I gradually became aware that I was lying face down on a dirt floor, coarse straw pricking painfully into my naked skin. This did not augur well. I drew a deep breath, preparing to try and get myself to my hands and knees, but the stench of the place seized me by the throat: a potent mix of old urine, rank sweat, rotting food and soiled straw. I was racked by merciless coughing until I retched up a sour mouthful of bile. That started such vicious cramps in my gut, they would have floored me if I hadn’t already had my nose in the ratshit.
I had taken an unholy beating; that much was becoming apparent. Who had done it, and, in Dast’s name, why? I lay in the filth, wished helplessly for some water and waited for the fire in my lungs to subside, the iron constriction around my chest to ease. In the meantime, I tried to lash my debilitated wits into action to at least make sense of the sounds around me, since that took no effort that could cause me more pain.
There was a low murmur of voices, mostly male, some that could either be lads or women. A bark of rapid Relshazri came from somewhere and caused a shuffle of bare feet on the earth and straw of the floor. Someone laughed, a vicious cackle and leather whistled and snapped on naked skin, the crack followed by a strangled whimper. Whoever was laughing carried on merrily, clearly having the whip hand in more ways than one. Somewhere at a little distance, an argument erupted, the words lost in snarls and obscenities. Fists smacked on flesh and a surge of encouragement from all sides urged the combatants on until a metal door clanged and booted feet stamped in to break up the brawl. I opened my eyes and squinted at the figures silhouetted against the meager light from a grille set high in a wall, watching as clubs forced the fighters apart, landing indiscriminate blows on any of the cowering, filthy bodies within reach, just for good measure.
I was in a lock-up. That was better than being in an Elietimm cell or at the mercy of Relshazri street robbers, I was forced to conclude, but how in the name of all that’s holy had I got here? I forced myself to try and knit my wits back together; I’d collapsed for some reason I couldn’t guess at and the implications of that were enough to start shivers running up and down my spine like blackbeetles. Given the place I was in, who knows, it could have been actual blackbeetles. I forced myself to concentrate, no easy task given my exhaustion and the multitude of aches distracting me.

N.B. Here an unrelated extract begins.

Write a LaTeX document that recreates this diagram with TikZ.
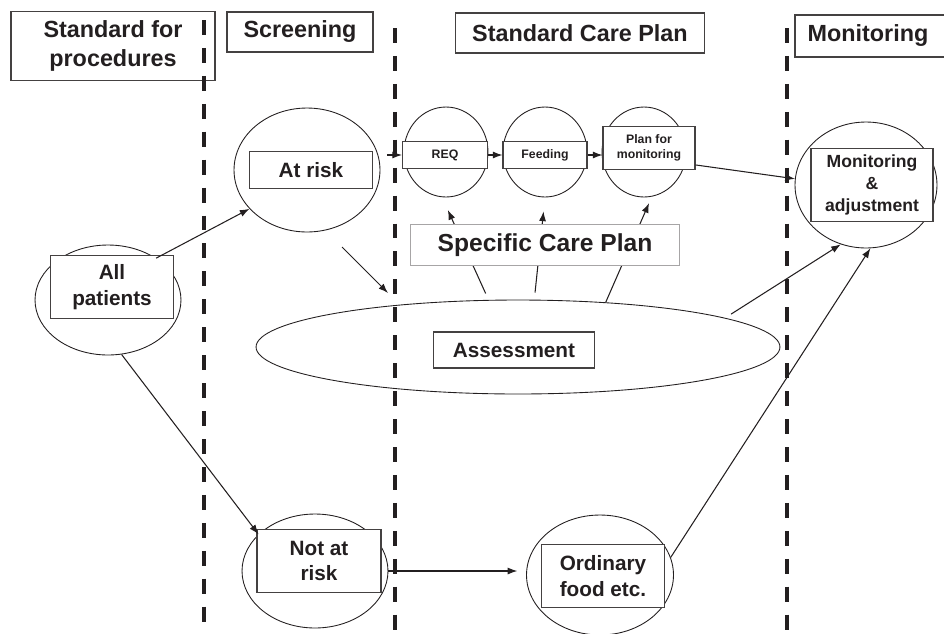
\documentclass[tikz,border=0pt]{standalone}
\usepackage{fontspec}
\setmainfont{Liberation Sans}
\usepackage{xcolor}
\usetikzlibrary{shapes.geometric,arrows.meta,positioning,calc}
\definecolor{ink}{HTML}{231F20}

\begin{document}
\begin{tikzpicture}[x=0.02cm, y=-0.02cm,
    bubble/.style={ellipse, draw=ink, line width=0.5pt, inner sep=0pt},
    tag/.style={rectangle, draw=ink!85, line width=0.6pt, fill=white, inner sep=1pt, align=center, text=ink},
    head/.style={tag, font=\bfseries\fontsize{13.3}{17}\selectfont},
    big/.style={font=\bfseries\fontsize{11.8}{14.5}\selectfont},
    small/.style={font=\bfseries\fontsize{7}{8.5}\selectfont},
    arr/.style={draw=ink, line width=0.6pt, -{Latex[length=5.5pt,width=4pt]}},
    lane/.style={draw=ink, line width=2.4pt, dash pattern=on 8.5pt off 7.4pt}]
    \path[use as bounding box, clip] (0,0) rectangle (944,633);

    % column headings
    \node[head, minimum width=4.08cm, minimum height=1.38cm] (hproc) at (113,46) {Standard for\\procedures};
    \node[head, minimum width=2.92cm, minimum height=0.8cm] (hscr) at (300,32) {Screening};
    \node[head, minimum width=4.98cm, minimum height=0.8cm] (hcare) at (580,33) {Standard Care Plan};
    \node[head, minimum width=3.2cm, minimum height=0.84cm] (hmon) at (875,36) {\hspace*{-8pt}Monitoring};

    % bubbles
    \node[bubble, minimum width=2.92cm, minimum height=2.2cm] (allc) at (108,300) {};
    \node[bubble, minimum width=2.92cm, minimum height=2.48cm] (riskc) at (307,170) {};
    \node[bubble, minimum width=2.92cm, minimum height=2.28cm] (notc) at (315,571) {};
    \node[bubble, minimum width=2.94cm, minimum height=2.4cm] (ordc) at (600,575) {};
    \node[bubble, minimum width=10.48cm, minimum height=1.88cm] (assc) at (518,347) {};
    \node[bubble, minimum width=1.68cm, minimum height=1.8cm] (reqc) at (446,152) {};
    \node[bubble, minimum width=1.68cm, minimum height=1.8cm] (feedc) at (545,152) {};
    \node[bubble, minimum width=1.68cm, minimum height=1.8cm] (planc) at (644,152) {};
    \node[bubble, minimum width=2.84cm, minimum height=2.52cm] (monc) at (866,185) {};

    % labels in boxes
    \node[tag, big, minimum width=2.46cm, minimum height=1.26cm] (allbox) at (112,287) {All\\patients};
    \node[tag, big, minimum width=2.46cm, minimum height=0.74cm] (riskbox) at (311,170) {At risk};
    \node[tag, big, minimum width=2.48cm, minimum height=1.26cm] (notbox) at (319,561) {Not at\\risk};
    \node[tag, big, minimum width=2.46cm, minimum height=1.26cm] (ordbox) at (603,576) {Ordinary\\food etc.};
    \node[tag, big, minimum width=3.22cm, minimum height=0.72cm] (assbox) at (514,350) {Assessment};
    \node[tag, small, minimum width=1.7cm, minimum height=0.54cm] (reqbox) at (445,155) {REQ};
    \node[tag, small, minimum width=1.68cm, minimum height=0.54cm] (feedbox) at (545,155) {Feeding};
    \node[tag, small, minimum width=1.84cm, minimum height=0.86cm] (planbox) at (649,148) {Plan for\\monitoring};
    \node[tag, font=\bfseries\fontsize{10}{12.3}\selectfont, minimum width=2.44cm, minimum height=1.46cm] (monbox) at (872,185) {Monitoring\\\&\\adjustment};

    % free ends
    \coordinate (risk-out) at (342,247);
    \coordinate (ass-in) at (388,293);

    % connectors
    \draw[arr] (allc.41) -- (riskc.214);
    \draw[arr] (allc.-76) -- (notc.147);
    \draw[arr] (risk-out) -- (ass-in);
    \draw[arr, shorten <=4pt] (riskc.east |- reqbox.west) -- (reqbox.west);
    \draw[arr] (reqbox) -- (feedbox);
    \draw[arr] (feedbox.east) -- (feedbox.east -| planbox.west);
    \draw[arr] (planbox.-20) -- (monc.175);
    \draw[arr, shorten <=4pt, shorten >=8pt] (assc.122.6) -- (reqc.-95);
    \draw[arr, shorten <=4pt, shorten >=8pt] (assc.71) -- (feedc.south);
    \draw[arr, shorten >=4pt] (assc.27.6) -- (planc.-80);
    \draw[arr, shorten <=4pt] (assc.8.5) -- (monc.247.6);
    \draw[arr] (ordc.14) -- (monc.274);
    \draw[arr, shorten >=5pt] (notc.east) -- (notc.east -| ordc.west);

    % specific plan sits over the arrows
    \node[tag, draw=ink!40, font=\bfseries\fontsize{14}{16}\selectfont, minimum width=5.38cm, minimum height=0.82cm] (spec) at (545,245) {Specific Care Plan};

    % lane separators
    \draw[lane] (204,20) -- (204,640);
    \draw[lane] (395,28) -- (395,640);
    \draw[lane] (787,28) -- (787,640);
\end{tikzpicture}
\end{document}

“You’re a Tormalin, a sworn man; get a grip on yourself,” I berated myself silently. “Lying in a heap of filth feeling sorry for yourself will get you nowhere.”
If I’d been found collapsed on the street, some kind citizen could have rung the Watch bell on me, couldn’t they? If that had happened, the Watch would most likely assume I was drunk. From what I’d seen of Relshaz, it seemed to be a city where soaks would probably be left where they lay, but if I’d been blocking some wealthy man’s gate perhaps the Watch would have dumped me in a cell to sober up. All this sounded reasonable enough, but what had I done to deserve a kicking like this? I narrowed my eyes with some effort and deciphered the pattern of boot nails on my forearm. I had hardly been in a state to stand, let alone fight back, so why beat me even further senseless?